By the top of the ninth, it almost looked bright this year.
Down four runs, Notre Dame put its first two batters on base, with Jared Miller and Kavadas coming up. Kavadas came into the Super Regional round as the nation’s leader in home runs per game, but was quiet in Starkville (2-of-10 with five strikeouts) with one notable exception.
Lemonis elected to bring in closer Landon Sims in to start the sixth inning and try to get the final 12 outs. With one out in the top of the seventh, Kavadas came up with one out and one on and the Irish trailing by six.
He took a Sims fastball on a 3-1 count to right field and completely out of the stadium. It may still be rolling toward Chadwick Lake … or Tuscaloosa.
It was the first home run surrendered this season by Sims, who vowed he wasn’t going to throw Kavadas a fastball when he faced him in the ninth.

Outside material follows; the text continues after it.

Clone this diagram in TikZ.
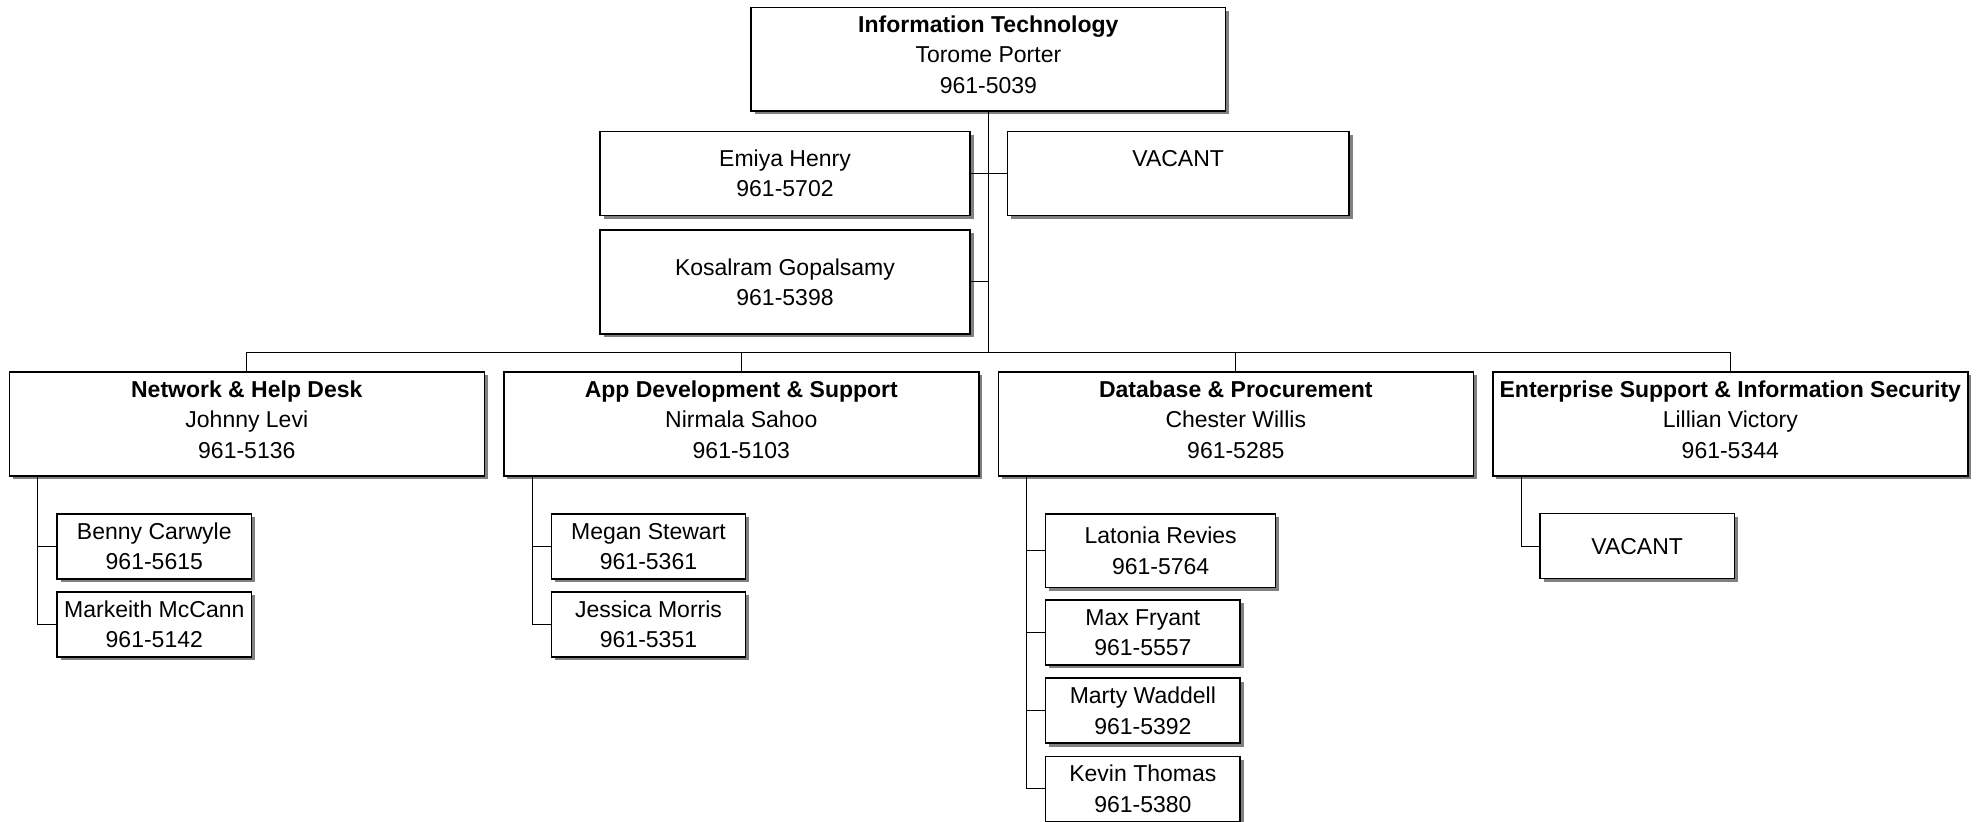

After fanning Miller, he got Kavadas to ground into a double play — with a slider — to end the game and the season.
But not the dream.
“Niko Kavadas is an intense, very productive, first-class player, first-class person, team captain, who delivered for us,” Jarrett said, “helped our team evolve into a championship team.
“I can’t say enough about him and him helping guide us through our transition. The guys bought in, and he was a big part of that.”
Jarrett will chase the what-ifs this offseason, including his decision not to bring game 1 starter Bertrand in earlier, specifically during the second inning.
Bertrand was the most effective pitcher for either team Monday night, covering innings five through eight and allowing two hits, a run and a walk while striking out three.
“I don’t ever want to put anyone in the position of not feeling comfortable with that type of assignment or even request to see if you were available,” Jarrett said. “I thought he could give us an inning, maybe two. And once he got into it, he felt really good.”
Notre Dame’s 74 runs and 21 homers in six postseason games provided a feel-good vibe for all the Irish amid the temporary heartbreak. But more than that, it was the feeling that Notre Dame has found a leader and a vision for a longer postseason run, sooner than later.
“I think the biggest thing was he brought in a big-time culture that everyone bought into,” junior DH Carter Putz said of Jarrett. “We believe that we can be in Omaha every single year. It's a culture where we trust each other and believe in one another.
“When you have a group of guys who believe in the culture and believe in each other, you can go really far. That's the biggest thing.
“Obviously, this is a tough one to swallow, but we’re going to use it as motivation and continue to work and, hopefully, get back to Omaha next year.”